We don’t have to guess which path the SEC will take. We only need to watch for two signals: (1) whether the SEC requests amendments to the filing that explicitly challenge the So——that would signal skepticism; (2) whether the issuer secures a market surveillance sharing agreement with a spot exchange like Coinbase—that was the breakthrough for Bitcoin. If Fidelity can secure such an agreement for Solana, the regulatory path clears significantly. If not, the ETF is dead on arrival.
Contrarian
The consensus view is that Fidelity’s filing accelerates the approval timeline. I argue the opposite: it increases the probability of a prolonged review cycle or outright rejection. Here is why.
Fidelity is not a small disruptor. It is a systemically important financial institution. The SEC cannot approve a Fidelity Solana ETF without setting a precedent that applies to every other altcoin with a similar regulatory history. Approving SOL means approving ADA, MATIC, and the entire list of tokens the enforcement division has already labeled securities. That is a political landmine. The SEC Chair will face Congressional scrutiny. The approval becomes a policy decision, not a technical one.

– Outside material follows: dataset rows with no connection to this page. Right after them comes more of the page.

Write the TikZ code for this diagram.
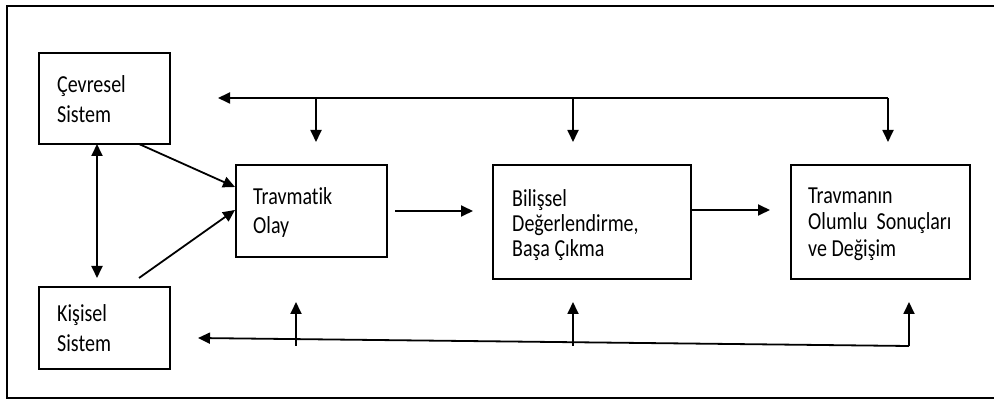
\documentclass[tikz,border=0pt]{standalone}
\usepackage{fontspec}
\setmainfont{Carlito}[Ligatures=NoCommon]
\usetikzlibrary{arrows.meta,calc}
\newcommand{\tallword}[1]{\scalebox{1}[1.22]{#1}}
\begin{document}
\begin{tikzpicture}[x=1pt,y=-1pt,
  frame/.style={line width=2.2pt},
  block/.style={draw,line width=2pt,rectangle,inner sep=0pt},
  lbl/.style={anchor=base west,inner sep=0pt,font=\fontsize{20pt}{24pt}\selectfont},
  tip/.style={-{Triangle[length=12pt,width=11pt]}},
  link/.style={line width=1.8pt,tip},
  biglink/.style={line width=1.8pt,{Triangle[length=12pt,width=11pt]}-{Triangle[length=12pt,width=11pt]}},
  wire/.style={line width=1.8pt}]
  \useasboundingbox (0,0) rectangle (994,403);
  \fill[white] (0,0) rectangle (994,403);

  % outer frame (open on the right)
  \draw[frame] (998,6) -- (7,6) -- (7,398) -- (998,398);

  % blocks
  \node[block,minimum width=131pt,minimum height=91pt] (cev) at (104.5,98.5) {};
  \node[block,minimum width=131pt,minimum height=82pt] (kis) at (104.5,328) {};
  \node[block,minimum width=151pt,minimum height=92pt] (olay) at (311.5,211) {};
  \node[block,minimum width=198pt,minimum height=114pt] (bil) at (592,222) {};
  \node[block,minimum width=179pt,minimum height=114pt] (son) at (880.5,222) {};

  % block texts
  \node[lbl] (cevA) at (57,93) {\tallword{Çevresel}};
  \node[lbl] (cevB) at (57,123) {\tallword{Sistem}};
  \node[lbl] (kisA) at (57,322) {\tallword{Kişisel}};
  \node[lbl] (kisB) at (57,352) {\tallword{Sistem}};
  \node[lbl] (olA) at (253,205) {\tallword{Travmatik}};
  \node[lbl] (olB) at (253,234) {\tallword{Olay}};
  \node[lbl] (bilA) at (512,207) {\tallword{Bilişsel}};
  \node[lbl] (bilB) at (512,232) {\tallword{Değerlendirme,}};
  \node[lbl] (bilC) at (512,257) {\tallword{Başa Çıkma}};
  \node[lbl] (sonA) at (808,204) {\tallword{Travmanın}};
  \node[lbl] (sonB) at (808,230) {\tallword{Olumlu~~Sonuçları}};
  \node[lbl] (sonC) at (808,257) {\tallword{ve Değişim}};

  % main chain
  \coordinate (c1s) at (395,211);
  \coordinate (c1e) at (473,211);
  \draw[link] (c1s) -- (c1e);
  \coordinate (c2e) at (770,210);
  \draw[link] (bil.east |- c2e) -- (c2e);

  % systems feeding the event
  \coordinate (vUp) at (97,144);
  \coordinate (vDn) at (97,278);
  \draw[biglink] (vUp) -- (vDn);
  \draw[link] (139,144) -- (olay.west |- 0,187);
  \coordinate (kisOut) at (139,278);
  \draw[link] (kisOut) -- (olay.west |- 0,210);

  % upper feedback bus
  \coordinate (tR) at (888,98);
  \coordinate (tL) at (218,98);
  \coordinate (t1) at (316,98);
  \coordinate (t2) at (573,98);
  \draw[wire,tip] (tR) -- (tL);
  \draw[link] (t1) -- (316,142);
  \draw[link] (t2) -- (573,142);
  \draw[link] (tR) -- (888,142);

  % lower feedback bus
  \coordinate (bR) at (909,346);
  \coordinate (bL) at (198,338);
  \draw[wire,tip] (bR) -- (bL);
  \draw[link] (bR) -- (909,302);
  \draw[link] (296,346) -- (296,302);
  \draw[link] (573,346) -- (573,302);
\end{tikzpicture}
\end{document}
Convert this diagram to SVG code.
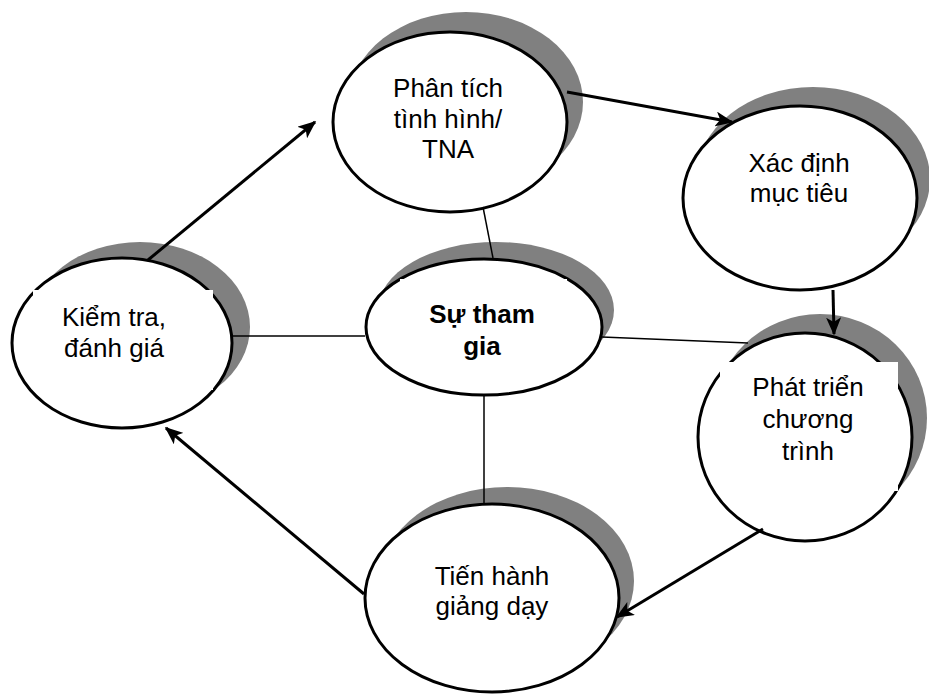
<svg xmlns="http://www.w3.org/2000/svg" width="929" height="700" viewBox="0 0 929 700">
<style>
.bg{fill:#ffffff}
.sh{fill:#808080;stroke:none}
.el{fill:#ffffff;stroke:#000000;stroke-width:3}
.wb{fill:#ffffff;stroke:none}
.t{font-family:"Liberation Sans",Arial,sans-serif;font-size:26px;fill:#000000;text-anchor:middle}
.b{font-weight:bold}
.arr{stroke:#000000;stroke-width:3;fill:none;marker-end:url(#ah)}
.ln{stroke:#000000;stroke-width:1.5;fill:none}
</style>
<defs>
<marker id="ah" viewBox="0 0 12 10" refX="11" refY="5" markerWidth="6" markerHeight="5" markerUnits="strokeWidth" orient="auto">
<path d="M0,0 L12,5 L0,10 L3,5 z" fill="#000000"/>
</marker>
</defs>
<rect class="bg" x="0" y="0" width="929" height="700"/>
<g id="node-phan-tich">
<ellipse class="sh" cx="466" cy="102" rx="117" ry="90"/>
<ellipse class="el" cx="450" cy="122" rx="117" ry="90"/>
<text class="t" x="448" y="97">Phân tích</text>
<text class="t" x="448" y="128">tình hình/</text>
<text class="t" x="448" y="158">TNA</text>
</g>
<g id="node-xac-dinh">
<ellipse class="sh" cx="813" cy="179" rx="117" ry="92"/>
<ellipse class="el" cx="800" cy="198" rx="117" ry="92"/>
<text class="t" x="799" y="172">Xác định</text>
<text class="t" x="799" y="202">mục tiêu</text>
</g>
<g id="node-su-tham-gia">
<ellipse class="sh" cx="496" cy="310" rx="118" ry="68"/>
<ellipse class="el" cx="484" cy="327" rx="118" ry="68"/>
<rect class="wb" x="400" y="279" width="167" height="94"/>
<text class="t b" x="482" y="323">Sự tham</text>
<text class="t b" x="482" y="355">gia</text>
</g>
<g id="node-kiem-tra">
<ellipse class="sh" cx="140" cy="327" rx="110" ry="85"/>
<ellipse class="el" cx="122" cy="343" rx="110" ry="85"/>
<rect class="wb" x="33" y="290" width="180" height="100"/>
<text class="t" x="114" y="326">Kiểm tra,</text>
<text class="t" x="114" y="357">đánh giá</text>
</g>
<g id="node-phat-trien">
<ellipse class="sh" cx="820" cy="418" rx="107" ry="104"/>
<ellipse class="el" cx="805" cy="437" rx="107" ry="104"/>
<rect class="wb" x="720" y="362" width="178" height="129"/>
<text class="t" x="808" y="396">Phát triển</text>
<text class="t" x="808" y="428">chương</text>
<text class="t" x="808" y="460">trình</text>
</g>
<g id="node-tien-hanh">
<ellipse class="sh" cx="507" cy="581" rx="127" ry="94"/>
<ellipse class="el" cx="492" cy="598" rx="127" ry="94"/>
<text class="t" x="492" y="585">Tiến hành</text>
<text class="t" x="492" y="615">giảng dạy</text>
</g>
<g id="connectors">
<line class="arr" x1="148" y1="260" x2="315" y2="122"/>
<line class="arr" x1="567" y1="92" x2="732" y2="122"/>
<line class="arr" x1="833" y1="290" x2="834" y2="334"/>
<line class="arr" x1="763" y1="529" x2="617" y2="617"/>
<line class="arr" x1="364" y1="594" x2="166" y2="428"/>
<line class="ln" x1="483" y1="207" x2="493" y2="258"/>
<line class="ln" x1="232" y1="336" x2="365" y2="336"/>
<line class="ln" x1="602" y1="337" x2="748" y2="343"/>
<line class="ln" x1="484" y1="395" x2="484" y2="504"/>
</g>
</svg>
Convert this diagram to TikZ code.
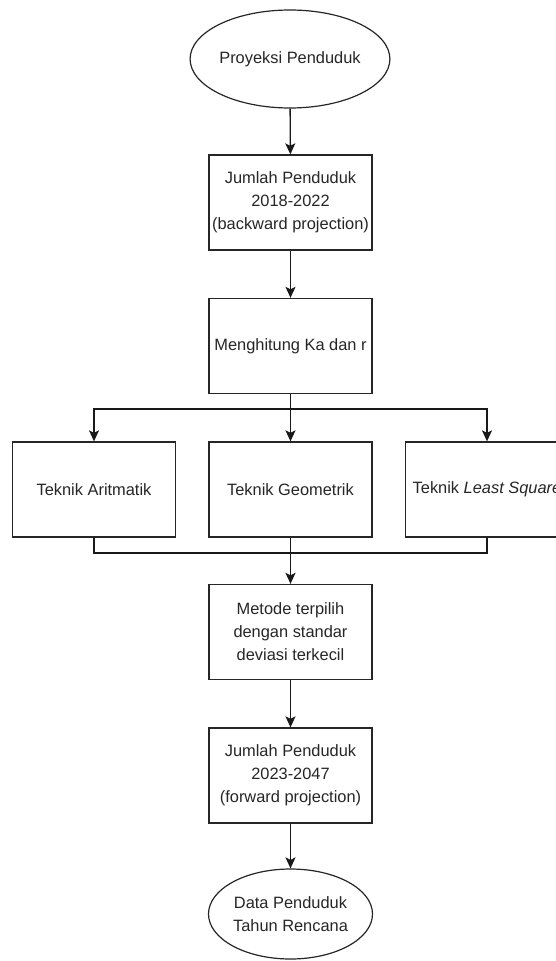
\documentclass[tikz,border=0pt]{standalone}
\usepackage{fontspec}
\setmainfont{Liberation Sans}
\usetikzlibrary{shapes.geometric,arrows.meta}
\begin{document}
\begin{tikzpicture}[x=1pt,y=-1pt,
  every node/.style={font=\fontsize{16.4}{23}\selectfont, align=center, text=black!85},
  terminal/.style={ellipse, draw=black!85, line width=1.2pt, minimum width=164pt, minimum height=98pt, inner sep=0pt},
  procbox/.style={rectangle, draw=black!85, line width=1.3pt, minimum width=163pt, minimum height=95pt, inner sep=0pt},
  link/.style={draw=black!90, line width=1.4pt},
  arrow/.style={link, -{Stealth[length=11pt,width=10pt,inset=2.5pt]}}]
\clip (0,0) rectangle (556,961);
\fill[white] (0,0) rectangle (556,961);

\node[terminal] (start) at (290,59) {Proyeksi Penduduk};
\node[procbox] (back) at (290.5,202.5) {Jumlah Penduduk\\2018-2022\\(backward projection)};
\node[procbox] (calc) at (290.5,346) {Menghitung Ka dan r};
\node[procbox] (ar) at (94,489.5) {Teknik Aritmatik};
\node[procbox] (geo) at (290.5,489.5) {Teknik Geometrik};
\node[procbox] (ls) at (487,489.5) {Teknik \textit{Least Square}};
\node[procbox] (met) at (290.5,632) {Metode terpilih\\dengan standar\\deviasi terkecil};
\node[procbox] (fwd) at (290.5,775.5) {Jumlah Penduduk\\2023-2047\\(forward projection)};
\node[terminal, minimum height=90pt] (end) at (290.5,914) {Data Penduduk\\Tahun Rencana};

\coordinate (split) at (290.5,409);
\coordinate (merge) at (290.5,553);

\draw[arrow] (start) -- (back);
\draw[arrow] (back) -- (calc);
\draw[arrow] (calc) -- (geo);
\draw[arrow] (split) -| (ar.north);
\draw[arrow] (split) -| (ls.north);
\draw[link] (ar.south) |- (merge);
\draw[link] (ls.south) |- (merge);
\draw[arrow] (geo) -- (met);
\draw[arrow] (met) -- (fwd);
\draw[arrow] (fwd) -- (end);
\end{tikzpicture}
\end{document}
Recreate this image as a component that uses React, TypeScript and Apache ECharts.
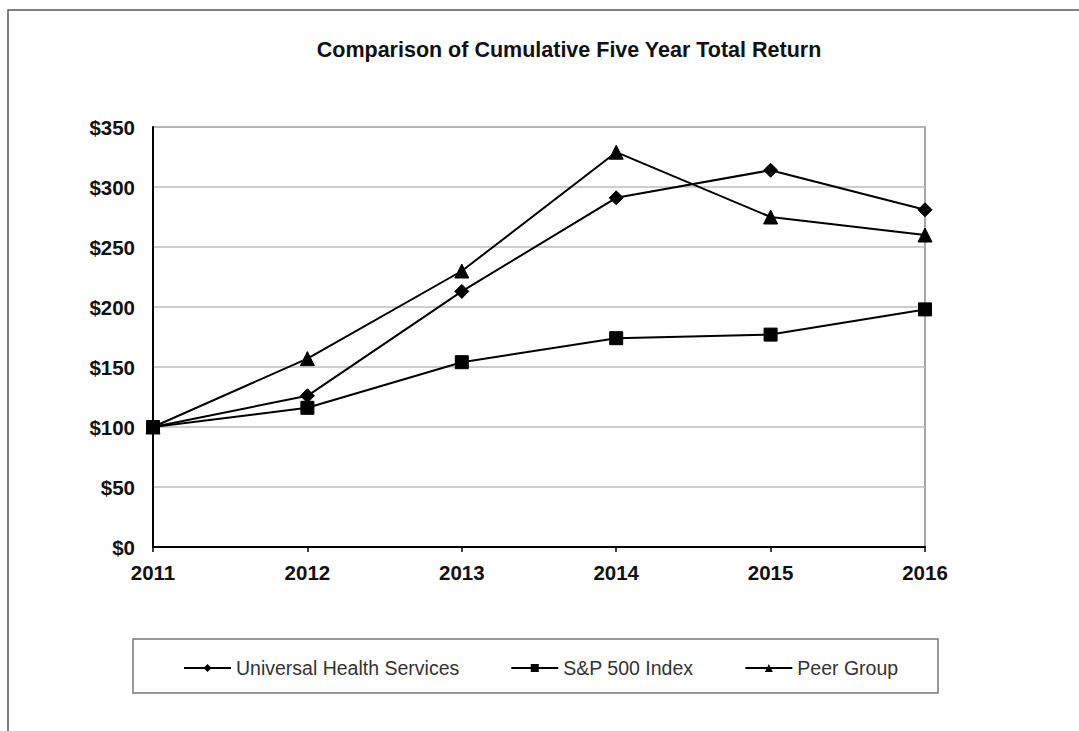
import React, { useEffect, useRef } from "react";
import * as echarts from "echarts";

const years = ["2011", "2012", "2013", "2014", "2015", "2016"];
const uhs = [100, 126, 213, 291, 314, 281];
const sp500 = [100, 116, 154, 174, 177, 198];
const peer = [100, 157, 230, 329, 275, 260];
const seriesNames = ["Universal Health Services", "S&P 500 Index", "Peer Group"];
const title = "Comparison of Cumulative Five Year Total Return";

const FONT = "'Liberation Sans', Arial, Helvetica, sans-serif";

export default function App() {
  const ref = useRef<HTMLDivElement>(null);
  useEffect(() => {
    if (!ref.current) return;
    const chart = echarts.init(ref.current, null, { renderer: "svg" });
    const mk = (name: string, data: number[], symbol: string, size: number) => ({
      name,
      type: "line",
      data,
      symbol,
      symbolSize: size,
      showSymbol: true,
      lineStyle: { color: "#000", width: 2 },
      itemStyle: { color: "#000", borderColor: "#000" },
      emphasis: { disabled: true },
    });
    chart.setOption({
      animation: false,
      backgroundColor: "#fff",
      title: {
        text: title,
        left: 564,
        textAlign: "center",
        top: 34,
        textStyle: { fontFamily: FONT, fontSize: 21.5, fontWeight: "bold", color: "#111" },
      },
      graphic: [
        {
          type: "rect",
          shape: { x: 8, y: 10, width: 1200, height: 900 },
          style: { fill: "none", stroke: "#555", lineWidth: 1.5 },
          silent: true,
        },
        {
          type: "rect",
          shape: { x: 133, y: 639, width: 805, height: 54 },
          style: { fill: "none", stroke: "#777", lineWidth: 1.5 },
          silent: true,
        },
      ],
      legend: {
        data: seriesNames,
        left: 178,
        top: 653,
        itemWidth: 47,
        itemHeight: 10,
        itemGap: 51,
        textStyle: { fontFamily: FONT, fontSize: 19.5, color: "#333" },
      },
      grid: {
        left: 153,
        right: 154,
        top: 127,
        bottom: 184,
        show: true,
        borderColor: "#888",
        borderWidth: 1.5,
        backgroundColor: "transparent",
      },
      xAxis: {
        type: "category",
        data: years,
        boundaryGap: false,
        axisLine: { lineStyle: { color: "#000", width: 2 } },
        axisTick: { show: true, length: 5, lineStyle: { color: "#000", width: 1.5 }, alignWithLabel: true },
        axisLabel: { fontFamily: FONT, fontSize: 20.5, fontWeight: "bold", color: "#111", margin: 15 },
        splitLine: { show: false },
      },
      yAxis: {
        type: "value",
        min: 0,
        max: 350,
        interval: 50,
        axisLine: { show: true, lineStyle: { color: "#000", width: 2 } },
        axisTick: { show: false },
        axisLabel: {
          fontFamily: FONT,
          fontSize: 20.5,
          fontWeight: "bold",
          color: "#111",
          margin: 18,
          formatter: (v: number) => "$" + v,
        },
        splitLine: { show: true, lineStyle: { color: "#bdbdbd", width: 1.5 } },
      },
      series: [
        mk(seriesNames[0], uhs, "diamond", 14),
        mk(seriesNames[1], sp500, "rect", 13),
        mk(seriesNames[2], peer, "triangle", 14),
      ],
    });
    return () => chart.dispose();
  }, []);
  return (
    <div
      ref={ref}
      style={{ position: "fixed", left: 0, top: 0, width: 1079, height: 731, background: "#fff" }}
    />
  );
}
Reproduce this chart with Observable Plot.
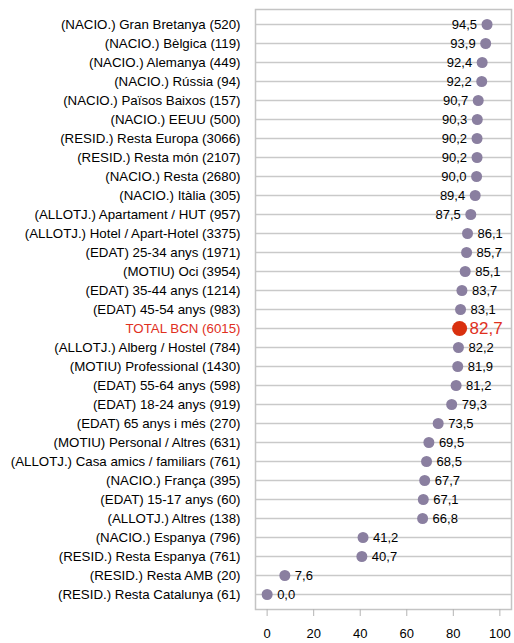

Moreover, the custody infrastructure for Solana is not yet battle-tested at the scale an ETF requires. Fidelity Digital Assets is excellent, but even they have limited experience with high-throughput blockchains inside a regulated wrapper. Every operational flaw—a missed block, a reconciliation delay, a slashing event—will be magnified because the ETF is a public trust. The SEC knows this. They will demand extensive operational history, probably years of it, before signing off.
The market is pricing this as a 6-to-12 month event. I think it is a 18-to-24 month event at minimum—unless the SEC is forced by political pressure or a court ruling to change its stance. And court rulings are unpredictable.
Takeaway
Fidelity’s Solana ETF filing is a data point, not a price target. It reveals that institutional demand is real, but it also exposes the gap between marketing and engineering reality. The real test is not whether the SEC approves—it is whether the custodial architecture can deliver on its promise without catastrophic failure. Watch the SEC response. Watch the staking disclosure. Watch the surveillance agreement. Ignore the price action.
Composability isn’t a solution; it’s an ecosystem—and ecosystems grow slow. We don’t trade headlines; we trade verifiable finality. The Solana ETF story will be written in code, not in press releases.